The Juarez cartel transported more than 200 tons of cocaine into the United States in the 1990s, according to the U.S. Attorney's Office in Manhattan.
Prosecutors said Villanueva reached an agreement with the cartel soon after it established operations in Quintana Roo in 1994. He received payments of between $400,000 and $500,000 for each cocaine shipment that went through the state in exchange for ensuring law enforcement would not interfere.
By late 1995, he began transferring the money to bank and brokerage accounts in the United States, Switzerland and elsewhere in an effort to hide the funds, prosecutors said.
Consuelo Marquez, a Lehman Brothers investment broker, helped set up several offshore corporations for Villanueva to shelter the bribe proceeds, according to the indictment against Villanueva. She also established brokerage accounts for him and conducted a series of wire transfers at his direction, according to the indictment.
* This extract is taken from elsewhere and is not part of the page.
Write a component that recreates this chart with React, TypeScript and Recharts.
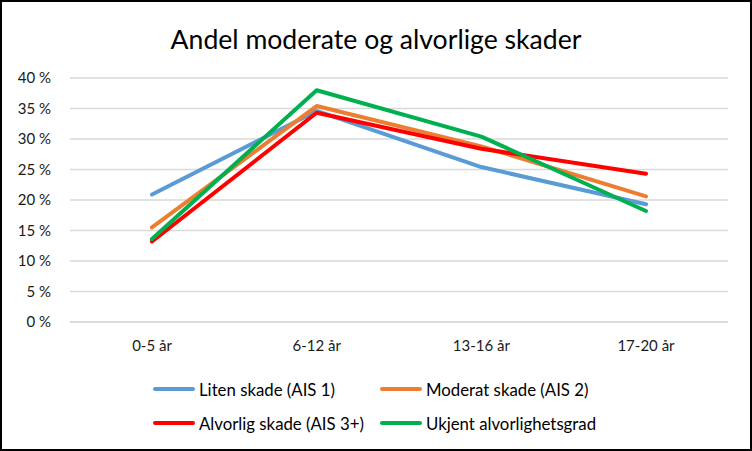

Marquez was sentenced to three years of probation and fined $10,000 in 2006 after pleading guilty to money laundering charges.
Villanueva, while under investigation in Mexico, disappeared in March 1999, just before his term as governor expired. He was discovered by Mexican authorities in 2001.
While a fugitive, Villanueva tried to transfer funds in the Lehman accounts to third-party accounts with Marquez's help, according to the indictment.
With his sentence, Villanueva "completes his descent from elected government official to corrupted official to incarcerated felon," Manhattan U.S. Attorney Preet Bharara said in a statement.
The case is USA v. Mario Ernesto Villanueva Madrid, U.S. District Court for the Southern District of New York, No. 01-cr-021.